Chances of success in Hero System

Hero System uses a 3d6 roll to determine success. You try to roll below your skill level (plus any modifiers) or less.

But a 3d6 roll has a bell-curve distribution, which means modifiers affect effective success chances rather differently to resultion systems like d20 or d100, which have flat distribution curves. In a d20 system, a +2 modifier is always equivalent to a 10% greater chance of success - but in Hero System (or GURPS, which also uses a 3d6 resolution system), it varies depending on the starting success chance. The effect of modifiers is greater the closer the target number is to 10 or 11, and has a decreasing effect the further away from this average the starting success chance is.
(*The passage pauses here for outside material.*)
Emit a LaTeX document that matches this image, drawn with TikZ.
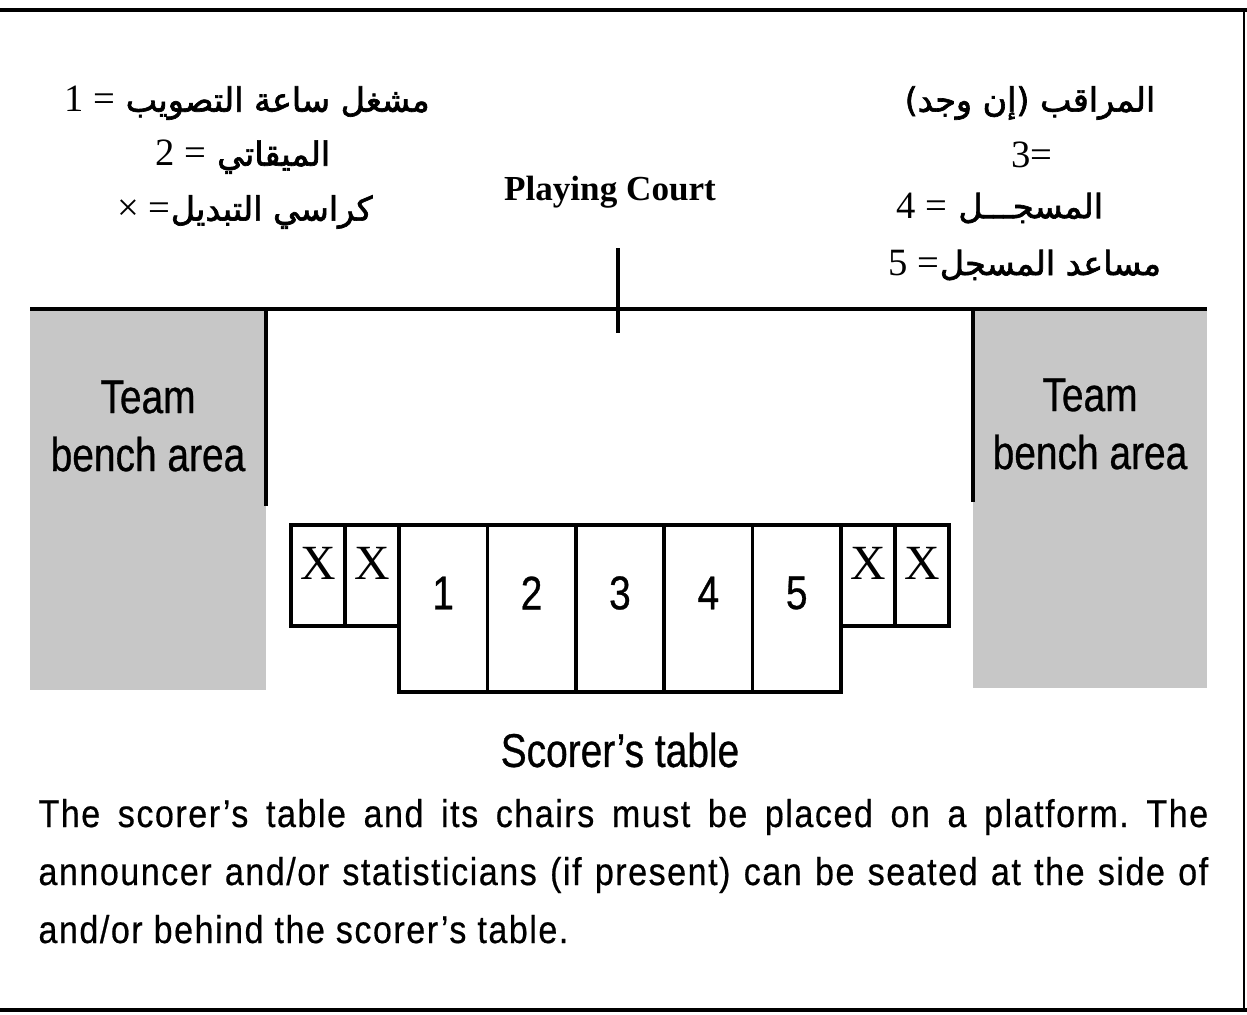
\documentclass[tikz,border=0pt]{standalone}
\usepackage{fontspec}
\usetikzlibrary{positioning}
\TeXXeTstate=1
\frenchspacing
\newfontfamily\arabicfont[Script=Arabic,FakeBold=2]{DejaVu Sans}
\newfontfamily\serifnum{Liberation Serif}
\newfontfamily\condfont[FakeStretch=0.82,FakeBold=0.6]{Liberation Sans}
\newfontfamily\notefont[FakeStretch=0.88,LetterSpace=4,FakeBold=0.5]{Liberation Sans}
\newcommand{\arnum}[1]{{\serifnum\fontsize{22}{22}\selectfont #1}}
\definecolor{benchgray}{gray}{0.78}

\begin{document}
\begin{tikzpicture}[x=0.02cm, y=-0.02cm, semithick]
    \tikzset{court/.style={line width=2pt},
      chair/.style={draw=black, line width=2pt, minimum width=1.08cm, minimum height=2.02cm, inner sep=0pt, outer sep=0pt},
      seat/.style={chair, minimum width=1.768cm, minimum height=3.34cm},
      xlab/.style={font=\serifnum\fontsize{28}{28}\selectfont, yshift=0.25cm},
      nlab/.style={font=\condfont\fontsize{27}{27}\selectfont, yshift=0.31cm},
      ar/.style={font=\arabicfont\fontsize{19}{19}\selectfont},
      bench/.style={font=\condfont\fontsize{27}{33}\selectfont, align=center},
      note/.style={font=\notefont\fontsize{22}{22}\selectfont, anchor=base west, inner sep=0pt}};
    \useasboundingbox (0,0) rectangle (1247,1014);
    % page rules
    \draw[line width=2.8pt] (0,10) -- (1247,10);
    \draw[line width=2.3pt] (0,1010) -- (1247,1010);
    \draw[line width=1.2pt] (1244,10) -- (1244,1010);
    % bench areas
    \fill[benchgray] (30,309) rectangle (266,690);
    \fill[benchgray] (973,309) rectangle (1207,688);
    \coordinate (cl) at (30,309);
    \coordinate (cr) at (1207,309);
    \coordinate (mt) at (618,248);
    \coordinate (mb) at (618,333);
    \coordinate (bl) at (266,506);
    \coordinate (br) at (973,502);
    \draw[court] (cl) -- (cr);
    \draw[court] (mt) -- (mb);
    \draw[court] (cl -| bl) -- (bl);
    \draw[court] (cr -| br) -- (br);
    \node[bench] (benchL) at (148,426) {Team\\bench area};
    \node[bench] (benchR) at (1090,424) {Team\\bench area};
    \node[font=\serifnum\bfseries\fontsize{20}{20}\selectfont] (court) at (610,192) {Playing Court};
    % legend
    \node[ar] (ar1) at (247,103) {\beginR مشغل ساعة التصويب \arnum{= 1}\endR};
    \node[ar] (ar2) at (243,157) {\beginR الميقاتي \arnum{= 2}\endR};
    \node[ar] (ar3) at (245,212) {\beginR كراسي التبديل\arnum{= ×}\endR};
    \node[ar] (ar4) at (1030,103) {\beginR المراقب (إن وجد)\endR};
    \node[ar] (ar5) at (1032,155) {\arnum{3=}};
    \node[ar] (ar6) at (1000,208) {\beginR المسجـــل \arnum{= 4}\endR};
    \node[ar] (ar7) at (1025,265) {\beginR مساعد المسجل\arnum{= 5}\endR};
    % scorer's table
    \node[chair, anchor=north west, label={[xlab]center:X}] (xl1) at (291,525) {};
    \node[chair, anchor=north west, label={[xlab]center:X}] (xl2) at (xl1.north east) {};
    \node[seat, anchor=north west, label={[nlab]center:1}] (s1) at (xl2.north east) {};
    \foreach \i [remember=\i as \prev (initially 1)] in {2,...,5}
      \node[seat, anchor=north west, label={[nlab]center:\i}] (s\i) at (s\prev.north east) {};
    \node[chair, anchor=north west, label={[xlab]center:X}] (xr1) at (s5.north east) {};
    \node[chair, anchor=north west, label={[xlab]center:X}] (xr2) at (xr1.north east) {};
    \node[font=\condfont\fontsize{27}{27}\selectfont] (table) at (620,750) {Scorer’s table};
    % note
    \node[note] (l1) at (38,827) {\makebox[23.4cm][s]{The scorer’s table and its chairs must be placed on a platform. The}};
    \node[note] (l2) at (38,885) {\makebox[23.4cm][s]{announcer and/or statisticians (if present) can be seated at the side of}};
    \node[note] (l3) at (38,943) {and/or behind the scorer’s table.};
\end{tikzpicture}
\end{document}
Despite this, it's pretty easy to calculate the chances of success once base skill level and any modifiers are taken into account. Let's call base + modifiers the Effective Skill Level.

 
Effective skill Chance of success
3- 0.46%
4- 1.85%
5- 4.62%
6- 9.25%
7- 16.2%
8- 25.92%
9- 37.5%
10- 50.0%
11- 62.5%
12- 74.07%
13- 83.79%
14- 90.74%
15- 95.37%
16- 98.14%
17- 99.53%

An effective roll of 18- would be a 100% success chance, but in Hero System, a roll of 18 always fails (and a roll of 3 always succeeds) no matter what the effective skill level, so you never have a success chance greater than 99.53%.

Success in Combat

Hero System uses a simple comparative method for hitting things. The basic success roll in combat is 11 or lower, but this is modified by bot hthe attacker's offensive combat value (OCV) and the defender's defensive combat value (DCV), to the final target number is 11 + OCV - DCV (Hero System 6e describes this slightly differently, but the formula remains the same).

As a result, it's crucial to balance values for Combat Values properly in Hero System. It matters little how high the values are, so long as they're well balanced to the challenges PCs are likely to face. Because this is Hero System, it's not too bad to present weaker opponents in the early stages of a mission, so long as significant fights are challenging.

Hero System uses 3d6 rolls, which follow a bell curve distribution, so an an advantage of a point or two can make a significant difference to whether a character succeeds or fails in an attack.

 
OCV-DCV 3d6 roll required Chance of success
-6 5- 4.62%
-5 6- 9.25%
-4 7- 16.2%
-3 8- 25.92%
-2 9- 37.50%
-1 10- 50.0%
0 11- 62.5%
+1 12- 74.07%
+2 13- 83.79%
+3 14- 90.74%
+4 15- 95.37%
+5 16- 98.14%
+6 17- 99.53%

For example, a character with OCV and DCV of 6 facing a character of OCV and DCV 5 will hit his opponent about 3/4 of the time and be hit about half the time. A character with CVs of 7 will hit a character with CVs of 5 about 5/6 of the time and be hit about 2/5 of the time.

Now consider multiple opponents. A character with a CV advantage of +1 in both attack and defence fighting two opponents will be hit by both opponents about 1/4 of the time, and hit by one opponent about half of the time. The advantage lies with the pair at in the early stages of the fight, and with the singleton once one of the opponents is downed, assuing she hasn;t been too badly damaged until then. All other things being equal, that's a fair fight - remember, though, that a series of fair fights actually puts a PC at a disadvantage, as they're likely to be in all those fights, whereas an NPC is likely only in one. This would make this battle a fairly challenging one.

These odds, of course, assume the characters are simply standing and swinging at each other with simple strikes. A clever fighter will look for advantages in manoeuvres or in her environment. The greater the advantage a character has over her opponent, the less risk she'll face by picking aggressive manoeuvres which reduce her defence.

Since this is Hero System, and characters are supposed to be significantly better than average, it's no real problem that an Average Joe with CVs of 3 doesn't stand up too well against a slightly better PC with CVs 4 or 5, but it is worth bearing in mind when trying to put up a challenge for PCs.